Reporter: Namira Daufina, Wuwun Nafsiah | Editor: Barratut Taqiyyah Rafie
JAKARTA. Pergerakan harga logam industri sejak awal tahun 2016 cukup positif. Sejumlah kebijakan pemerintah serta produsen dalam membatasi produksi dan menahan pasokan bisa membuat harga komoditas logam industri membaik.
Cuma, sentimen negatif masih membayangi komoditas ini. Yakni perlambatan ekonomi China dan rencana kenaikan suku bunga The Fed. Meski begitu, tak semua komoditas logam industri berprospek kelam.
Inilah ulasannya:
- Timah
Harga timah menguat terbantu pasokan ke pasar global yang menyusut. Mengutip Bloomberg, Jumat (3/6) lalu, harga timah untuk kontrak pengiriman tiga bulan di London Metal Exchange melesat 1,94% ke level US$ 16.590 per metrik ton.
Sejak awal tahun harga timah sudah naik 13,98%. "Kebijakan Indonesia membuat pasokan global turut mengempis," jelas Wahyu Tri Wibowo, analis Central Capital Futures. Indonesia sebagai eksportir timah terbesar di dunia memperketat ekspor timah.
Kuartal I 2016, ekspor turun 50% menjadi 9.710 ton. Saat pasokan mengempis, permintaan timah global justru menggeliat. Ini terlihat dari laporan impor timah China kuartal I-2016 naik menjadi 2.400 ton.
Ini membuat Wahyu optimistis harga timah hingga akhir tahun 2016 bakal menanjak. "Dengan peluang kenaikan suku bunga The Fed hanya satu kali dan pasokan global tetap kecil, harga bisa terus mengarah naik ke level US$ 18.000 per metrik ton," prediksi Wahyu.
- Nikel
Mengutip Bloomberg, Jumat (3/6) lalu, harga nikel untuk kontrak pengiriman tiga bulan di London Metal Exchange naik 0,29% ke US$ 8.495 per metrik ton dibanding hari sebelumnya. Namun, bila dihitung sejak awal tahun ini, harga terpangkas 3,68%.
Andri Hardianto, Research & Analyst Asia Tradepoint Futures bilang, penurunan harga nikel karena konsumsi global lemah hingga pasokan tidak terserap. Surplus produksi tahun ini diprediksi bisa 90.000 metrik ton.
"Ditambah Filipina muncul sebagai salah satu negara produsen terbesar nikel," kata Andri.
Tekanan fundamental ini juga membuat harga nikel merosot ke titik terendah di US$ 7.595 per metrik ton pada 11 Februari 2016 lalu. Ini adalah harga terendah sejak Desember 2002 silam. Harga nikel masih akan tertekan.

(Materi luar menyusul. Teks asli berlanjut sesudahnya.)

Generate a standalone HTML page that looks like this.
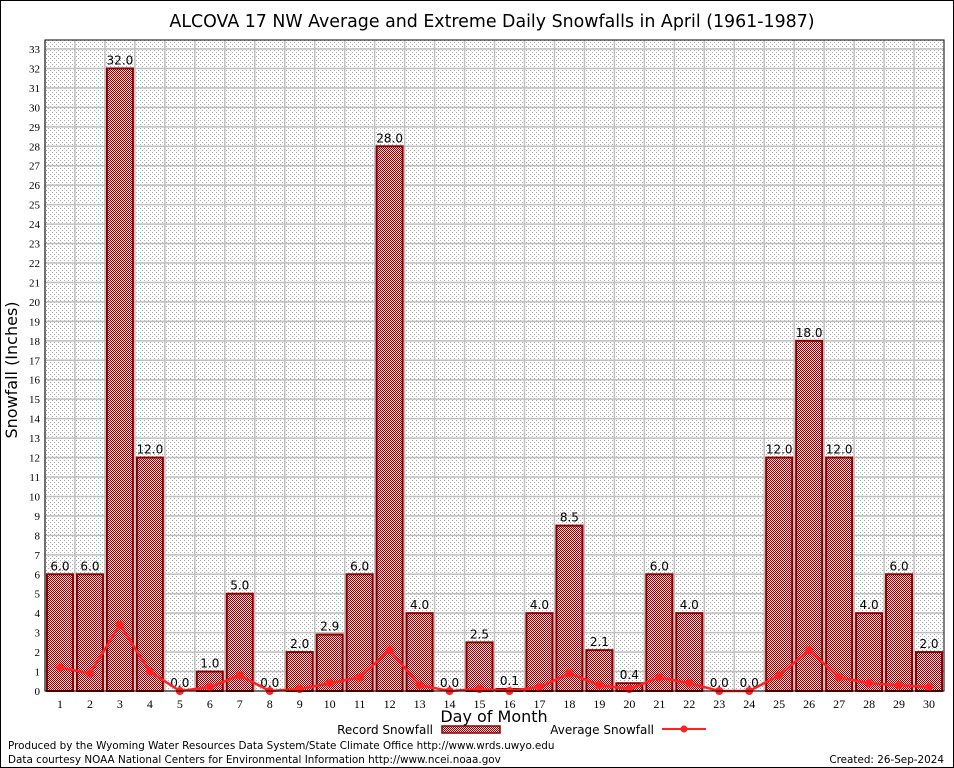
<!DOCTYPE html>
<html><head><meta charset="utf-8"><style>
body{margin:0;background:#fff;}
svg{display:block;font-family:"DejaVu Sans","Liberation Sans",sans-serif;}
</style></head><body>
<svg id="chart" width="954" height="768">
<defs>
<pattern id="hatch" width="2" height="2" patternUnits="userSpaceOnUse">
<rect width="2" height="2" fill="#f4dede"/><rect width="1" height="1" fill="#9a0000"/><rect x="1" y="1" width="1" height="1" fill="#9a0000"/>
</pattern>
<pattern id="minor" width="4" height="4" patternUnits="userSpaceOnUse">
<rect width="4" height="4" fill="#fff"/><rect width="1" height="1" fill="#aaa"/><rect x="2" y="2" width="1" height="1" fill="#aaa"/>
</pattern>
</defs>
<rect x="0.5" y="0.5" width="953" height="767" fill="none" stroke="#000"/>
<text x="492" y="27" font-size="17.4" text-anchor="middle">ALCOVA 17 NW Average and Extreme Daily Snowfalls in April (1961-1987)</text>
<g id="plot"></g>
<text transform="translate(17,370) rotate(-90)" font-size="16" text-anchor="middle">Snowfall (Inches)</text>
<text x="494" y="722" font-size="16" text-anchor="middle">Day of Month</text>
<g>
<text x="433" y="734" font-size="12" text-anchor="end">Record Snowfall</text>
<rect x="442" y="726" width="58" height="7" fill="url(#hatch)" stroke="#8b0000" stroke-width="1.5"/>
</g>
<g>
<text x="654" y="734" font-size="12" text-anchor="end">Average Snowfall</text>
<line x1="662" y1="729" x2="706" y2="729" stroke="#f22" stroke-width="2"/>
<circle cx="684" cy="729" r="3.5" fill="#f22"/>
</g>
<text x="8" y="749" font-size="10.4">Produced by the Wyoming Water Resources Data System/State Climate Office http://www.wrds.uwyo.edu</text>
<text x="8" y="763" font-size="10.4">Data courtesy NOAA National Centers for Environmental Information http://www.ncei.noaa.gov</text>
<text x="944" y="763" font-size="10.4" text-anchor="end">Created: 26-Sep-2024</text>
</svg>
<script>
const days=[1,2,3,4,5,6,7,8,9,10,11,12,13,14,15,16,17,18,19,20,21,22,23,24,25,26,27,28,29,30];
const recordValues=[6.0,6.0,32.0,12.0,0.0,1.0,5.0,0.0,2.0,2.9,6.0,28.0,4.0,0.0,2.5,0.1,4.0,8.5,2.1,0.4,6.0,4.0,0.0,0.0,12.0,18.0,12.0,4.0,6.0,2.0];
const averageValues=[1.2,0.9,3.4,1.0,0.0,0.2,0.8,0.0,0.1,0.4,0.7,2.1,0.3,0.0,0.1,0.0,0.2,0.9,0.3,0.1,0.7,0.4,0.0,0.0,0.8,2.1,0.7,0.4,0.3,0.2];
const yTicks=[0,1,2,3,4,5,6,7,8,9,10,11,12,13,14,15,16,17,18,19,20,21,22,23,24,25,26,27,28,29,30,31,32,33];
const X0=45,X1=944,Y0=691,Y1=49,YMAX=33;
const slot=(X1-X0)/days.length;
const xc=d=>X0+slot*(d-0.5);
const y=v=>Y0-(v/YMAX)*(Y0-Y1);
const NS="http://www.w3.org/2000/svg";
const g=document.getElementById('plot');
function mk(t,a,p){const e=document.createElementNS(NS,t);for(const k in a)e.setAttribute(k,a[k]);(p||g).appendChild(e);return e;}
const bg=mk('rect',{x:X0,y:40,width:X1-X0,height:Y0-40,fill:'url(#minor)'});


yTicks.forEach(t=>{
  const l=mk('line',{x1:X0,x2:X1,y1:y(t),y2:y(t),stroke:'#c0c0c0','stroke-width':1.5});
  
  
  const tx=mk('text',{x:X0-5,y:y(t)+4,'font-size':11,'text-anchor':'end','font-family':'Liberation Serif, serif'});
  tx.textContent=t;
  
  
});
days.forEach((d,i)=>{
  const gx=X0+slot*i;
  const l=mk('line',{x1:gx,x2:gx,y1:40,y2:Y0,stroke:'#c0c0c0','stroke-width':1.5});
  
  
  const tx=mk('text',{x:xc(d),y:Y0+17,'font-size':12,'text-anchor':'middle','font-family':'Liberation Serif, serif'});
  tx.textContent=d;
  
  
});
recordValues.forEach((v,i)=>{
  const d=days[i];
  if(v>0){
    const r=mk('rect',{x:xc(d)-13,y:y(v),width:26,height:Y0-y(v),fill:'url(#hatch)',stroke:'#8b0000','stroke-width':2});
    
    
  }
  const t=mk('text',{x:xc(d),y:y(v)-4,'font-size':12,'text-anchor':'middle'});
  t.textContent=v.toFixed(1);
  
  
});
const pts=averageValues.map((v,i)=>xc(days[i])+','+y(v)).join(' ');
const pl=mk('polyline',{points:pts,fill:'none',stroke:'#f22','stroke-width':2.5});


averageValues.forEach((v,i)=>{
  const c=mk('circle',{cx:xc(days[i]),cy:y(v),r:4,fill:'#f22'});
  
  
});
const fr=mk('rect',{x:X0,y:40,width:X1-X0,height:Y0-40,fill:'none',stroke:'#000','stroke-width':1});


</script>
</body></html>
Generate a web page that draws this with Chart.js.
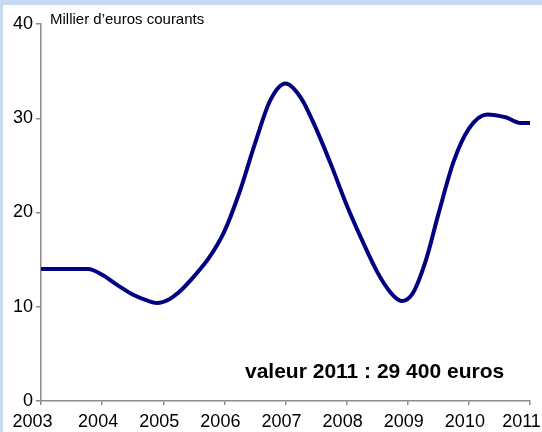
<!DOCTYPE html>
<html>
<head>
<meta charset="utf-8">
<script src="https://cdn.jsdelivr.net/npm/chart.js@4"></script>
<style>
  html, body { margin: 0; padding: 0; background: #c6d9f1; }
  #wrap { width: 542px; height: 432px; position: relative; }
  canvas { display: block; }
</style>
</head>
<body>
<div id="wrap"><canvas id="c" width="542" height="432"></canvas></div>
<script>
// Data
const years = [2003.0, 2003.25, 2003.5, 2003.77, 2004.0, 2004.25, 2004.5, 2004.72, 2004.9, 2005.1, 2005.25, 2005.5, 2005.75, 2006.0, 2006.25, 2006.5, 2006.75, 2007.0, 2007.25, 2007.5, 2007.75, 2008.0, 2008.25, 2008.5, 2008.72, 2008.9, 2009.08, 2009.3, 2009.5, 2009.75, 2010.0, 2010.3, 2010.6, 2010.85, 2011.0];
const values = [14.0, 14.0, 14.0, 14.0, 13.4, 12.3, 11.3, 10.7, 10.4, 10.8, 11.5, 13.2, 15.2, 18.0, 22.2, 27.3, 31.9, 33.7, 32.2, 28.9, 25.0, 20.8, 17.1, 13.7, 11.5, 10.6, 11.4, 15.0, 19.8, 25.4, 28.9, 30.4, 30.1, 29.5, 29.5];
const yTicks = [0, 10, 20, 30, 40];
const xTickYears = [2003, 2004, 2005, 2006, 2007, 2008, 2009, 2010, 2011];
const unitLabel = "Millier d\u2019euros courants";
const noteLabel = "valeur 2011 : 29 400 euros";

const points = years.map((x, i) => ({ x: x, y: values[i] }));

const bgPlugin = {
  id: 'bg',
  beforeDraw(chart) {
    const ctx = chart.ctx;
    ctx.save();
    ctx.fillStyle = '#c6d9f1';
    ctx.fillRect(0, 0, chart.width, chart.height);
    ctx.fillStyle = '#ffffff';
    ctx.fillRect(3, 5, chart.width - 3, chart.height - 5);
    ctx.restore();
  }
};

const textPlugin = {
  id: 'texts',
  afterDraw(chart) {
    const ctx = chart.ctx;
    const a = chart.chartArea;
    ctx.save();
    ctx.fillStyle = '#000000';
    ctx.textBaseline = 'alphabetic';
    ctx.textAlign = 'left';
    ctx.font = '15px "Liberation Sans", Arial, sans-serif';
    ctx.fillText(unitLabel, a.left + 9, 24);
    ctx.font = 'bold 21px "Liberation Sans", Arial, sans-serif';
    ctx.fillText(noteLabel, 245, 378);
    ctx.restore();
  }
};

const firstYear = xTickYears[0];
const lastYear = xTickYears[xTickYears.length - 1];

new Chart(document.getElementById('c'), {
  type: 'line',
  data: {
    datasets: [{
      data: points,
      borderColor: '#000080',
      borderWidth: 4,
      pointRadius: 0,
      fill: false,
      cubicInterpolationMode: 'monotone',
      borderCapStyle: 'round',
      borderJoinStyle: 'round'
    }]
  },
  options: {
    responsive: false,
    animation: false,
    devicePixelRatio: 1,
    plugins: { legend: { display: false }, tooltip: { enabled: false } },
    layout: { padding: { top: 24, right: 12, left: 0, bottom: 0 } },
    scales: {
      x: {
        type: 'linear',
        min: firstYear,
        max: lastYear,
        afterBuildTicks(scale) { scale.ticks = xTickYears.map(v => ({ value: v })); },
        afterFit(scale) { scale.height = 31; scale.paddingLeft = 0; scale.paddingRight = 0; },
        ticks: {
          color: '#000000',
          padding: 6,
          labelOffset: -4,
          maxRotation: 0,
          autoSkip: false,
          font: { family: '"Liberation Sans", Arial, sans-serif', size: 18 },
          callback: (v) => (v === firstYear || v === lastYear) ? String(v) + '\u2002' : String(v)
        },
        grid: { drawOnChartArea: false, drawTicks: true, tickLength: 4, color: '#8c8c8c', lineWidth: 1.5 },
        border: { display: true, color: '#8c8c8c', width: 1.5 }
      },
      y: {
        min: 0,
        max: 40,
        afterBuildTicks(scale) { scale.ticks = yTicks.map(v => ({ value: v })); },
        afterFit(scale) { scale.width = 41; scale.paddingTop = 0; scale.paddingBottom = 0; },
        ticks: {
          color: '#000000',
          padding: 3,
          font: { family: '"Liberation Sans", Arial, sans-serif', size: 18 },
          callback: (v) => String(v)
        },
        grid: { drawOnChartArea: false, drawTicks: true, tickLength: 5, color: '#8c8c8c', lineWidth: 1.5 },
        border: { display: true, color: '#8c8c8c', width: 1.5 }
      }
    }
  },
  plugins: [bgPlugin, textPlugin]
});
</script>
</body>
</html>
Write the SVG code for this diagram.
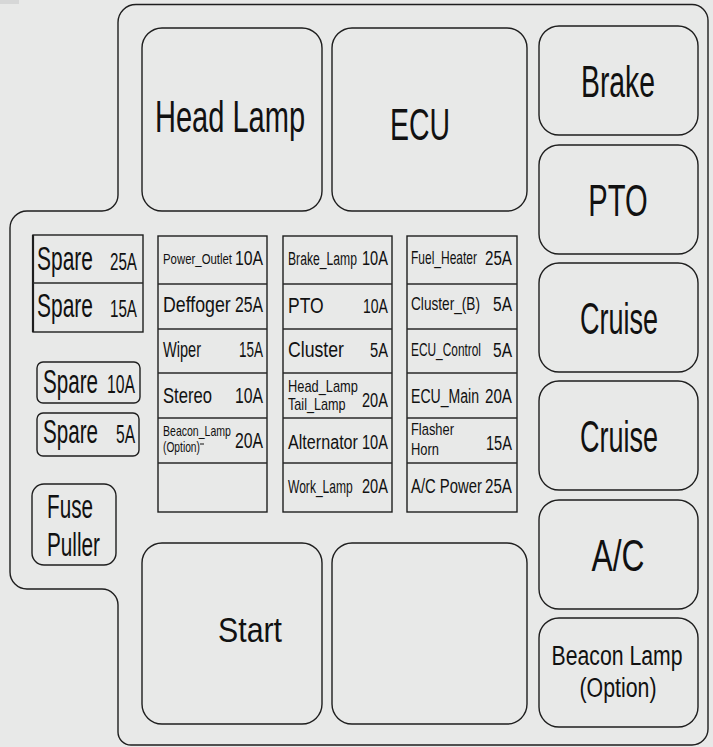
<svg xmlns="http://www.w3.org/2000/svg" width="713" height="747" viewBox="0 0 713 747">
<style>
.bg{fill:#e8e9e8}
.ln{fill:none;stroke:#1e1e1e;stroke-width:1.4}
.bx{fill:#e8e9e8;stroke:#1e1e1e;stroke-width:1.4}
.gr{fill:none;stroke:#2a2a2a;stroke-width:1.4}
text{font-family:"Liberation Sans",Arial,sans-serif;fill:#111}
.big{font-size:44px;text-anchor:middle}
.bl{font-size:28px;text-anchor:middle}
.st{font-size:35px;text-anchor:middle}
</style>
<rect class="bg" x="0" y="0" width="713" height="747"/>
<rect x="0" y="0" width="19" height="4" fill="#d6d7d7"/>
<path class="ln" d="M136,4.5 H692 A16,16 0 0 1 708,20.5 V729 A16,16 0 0 1 692,745 H131 A13,13 0 0 1 118,732 V605 A16,16 0 0 0 102,589 H27 A17,17 0 0 1 10,572 V228 A17,17 0 0 1 27,211 H102 A16,16 0 0 0 118,195 V22.5 A18,18 0 0 1 136,4.5 Z"/>

<g id="head-lamp"><rect class="bx" x="142" y="28" width="180" height="183" rx="20"/><text class="big" transform="translate(230,132) scale(0.66,1)">Head Lamp</text></g>
<g id="ecu"><rect class="bx" x="332" y="28" width="195" height="183" rx="20"/><text class="big" transform="translate(420,140) scale(0.646,1)">ECU</text></g>

<g id="brake"><rect class="bx" x="539" y="26" width="159" height="109" rx="20"/><text class="big" transform="translate(618,97) scale(0.644,1)">Brake</text></g>
<g id="pto-relay"><rect class="bx" x="539" y="145" width="159" height="109" rx="20"/><text class="big" transform="translate(618,216) scale(0.663,1)">PTO</text></g>
<g id="cruise-1"><rect class="bx" x="539" y="263" width="159" height="109" rx="20"/><text class="big" transform="translate(619,334) scale(0.614,1)">Cruise</text></g>
<g id="cruise-2"><rect class="bx" x="539" y="381" width="159" height="109" rx="20"/><text class="big" transform="translate(619,452) scale(0.614,1)">Cruise</text></g>
<g id="ac"><rect class="bx" x="539" y="500" width="159" height="109" rx="20"/><text class="big" transform="translate(618,571) scale(0.723,1)">A/C</text></g>
<g id="beacon-lamp"><rect class="bx" x="539" y="618" width="159" height="109" rx="20"/><text class="bl" transform="translate(617,665) scale(0.758,1)">Beacon Lamp</text><text class="bl" transform="translate(618,697) scale(0.761,1)">(Option)</text></g>

<g id="start"><rect class="bx" x="142" y="543" width="180" height="181" rx="20"/><text class="st" transform="translate(250,642) scale(0.866,1)">Start</text></g>
<g id="empty-relay"><rect class="bx" x="332" y="543" width="195" height="181" rx="20"/></g>

<g id="spare-stack">
<rect class="bx" x="33" y="235" width="110" height="97"/>
<line x1="33" y1="235" x2="33" y2="332" stroke="#1e1e1e" stroke-width="2.2"/>
<line class="gr" x1="33" y1="283" x2="143" y2="283"/>
<text font-size="34" transform="translate(37,270) scale(0.617,1)">Spare</text><text font-size="23" transform="translate(110,270) scale(0.66,1)">25A</text>
<text font-size="34" transform="translate(37,317) scale(0.617,1)">Spare</text><text font-size="23" transform="translate(110,317) scale(0.66,1)">15A</text>
</g>
<g id="spare-10a"><rect class="bx" x="37" y="362" width="103" height="41" rx="6"/><text font-size="34" transform="translate(43,393) scale(0.606,1)">Spare</text><text font-size="26" transform="translate(107,393) scale(0.605,1)">10A</text></g>
<g id="spare-5a"><rect class="bx" x="37" y="413" width="102" height="43" rx="6"/><text font-size="34" transform="translate(43,443) scale(0.606,1)">Spare</text><text font-size="26" transform="translate(116,443) scale(0.6,1)">5A</text></g>
<g id="fuse-puller"><rect class="bx" x="32" y="484" width="84" height="81" rx="12"/><text font-size="33" transform="translate(47,518) scale(0.627,1)">Fuse</text><text font-size="33" transform="translate(47,556) scale(0.629,1)">Puller</text></g>

<g id="fuse-column-1">
<rect class="bx" x="158" y="236" width="109" height="276"/>
<path class="gr" d="M158,284 H267 M158,329 H267 M158,373 H267 M158,418 H267 M158,463 H267"/>
<text font-size="15" transform="translate(163,264) scale(0.76,1)">Power_Outlet</text><text font-size="20" transform="translate(235,265) scale(0.79,1)">10A</text>
<text font-size="22" transform="translate(163,312) scale(0.806,1)">Deffoger</text><text font-size="22" transform="translate(235,312) scale(0.716,1)">25A</text>
<text font-size="22" transform="translate(163,357) scale(0.662,1)">Wiper</text><text font-size="22" transform="translate(239,357) scale(0.614,1)">15A</text>
<text font-size="22" transform="translate(163,403) scale(0.756,1)">Stereo</text><text font-size="22" transform="translate(235,403) scale(0.716,1)">10A</text>
<text font-size="14" transform="translate(163,436) scale(0.753,1)">Beacon_Lamp</text><text font-size="14" transform="translate(163,452) scale(0.731,1)">(Option)</text><line x1="200" y1="444" x2="204" y2="444" stroke="#111" stroke-width="1"/><text font-size="22" transform="translate(235,448) scale(0.716,1)">20A</text>
</g>

<g id="fuse-column-2">
<rect class="bx" x="283" y="236" width="109" height="276"/>
<path class="gr" d="M283,284 H392 M283,329 H392 M283,373 H392 M283,418 H392 M283,463 H392"/>
<text font-size="18" transform="translate(288,265) scale(0.676,1)">Brake_Lamp</text><text font-size="21" transform="translate(362,265) scale(0.695,1)">10A</text>
<text font-size="22" transform="translate(288,313) scale(0.796,1)">PTO</text><text font-size="21" transform="translate(363,313) scale(0.668,1)">10A</text>
<text font-size="22" transform="translate(288,357) scale(0.804,1)">Cluster</text><text font-size="21" transform="translate(370,357) scale(0.7,1)">5A</text>
<text font-size="16" transform="translate(288,392) scale(0.803,1)">Head_Lamp</text><text font-size="16" transform="translate(288,410) scale(0.79,1)">Tail_Lamp</text><text font-size="21" transform="translate(362,407) scale(0.695,1)">20A</text>
<text font-size="21" transform="translate(288,449) scale(0.769,1)">Alternator</text><text font-size="21" transform="translate(362,449) scale(0.695,1)">10A</text>
<text font-size="19" transform="translate(288,493) scale(0.635,1)">Work_Lamp</text><text font-size="21" transform="translate(362,493) scale(0.695,1)">20A</text>
</g>

<g id="fuse-column-3">
<rect class="bx" x="407" y="236" width="110" height="276"/>
<path class="gr" d="M407,284 H517 M407,329 H517 M407,373 H517 M407,418 H517 M407,463 H517"/>
<text font-size="18" transform="translate(411,264) scale(0.667,1)">Fuel_Heater</text><text font-size="21" transform="translate(485,265) scale(0.722,1)">25A</text>
<text font-size="18" transform="translate(411,310) scale(0.758,1)">Cluster_(B)</text><text font-size="21" transform="translate(493,311) scale(0.74,1)">5A</text>
<text font-size="18" transform="translate(411,356) scale(0.66,1)">ECU_Control</text><text font-size="21" transform="translate(493,357) scale(0.74,1)">5A</text>
<text font-size="21" transform="translate(411,403) scale(0.67,1)">ECU_Main</text><text font-size="21" transform="translate(485,403) scale(0.722,1)">20A</text>
<text font-size="17" transform="translate(411,435) scale(0.758,1)">Flasher</text><text font-size="17" transform="translate(411,455) scale(0.76,1)">Horn</text><text font-size="21" transform="translate(486,450) scale(0.695,1)">15A</text>
<text font-size="21" transform="translate(411,493) scale(0.707,1)">A/C Power</text><text font-size="21" transform="translate(485,493) scale(0.722,1)">25A</text>
</g>

<g id="connectors"></g>
</svg>
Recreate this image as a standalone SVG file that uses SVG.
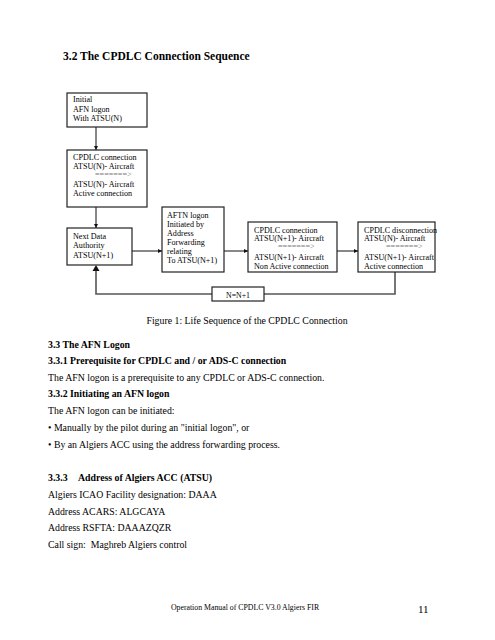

Spekulasi kenaikan suku bunga The Fed makin menguat turut membebani harga. Andri belum melihat ada faktor yang bisa mendorong harga nikel naik tahun ini.
Cuma, nikel tak akan kembali turun ke level terendah. Macquarie Bank memprediksi, permintaan nikel global tahun ini akan tumbuh 4,4% dibanding tahun lalu. Demo pekerja di salah satu tambang terbesar nikel Cerro Matoso milik South32 Ltd juga bakal memangkas pasokan.
Andri memprediksi, harga nikel akan bergulir di kisaran US$ 8.000–US$ 8.200 per metrik ton di akhir tahun 2016.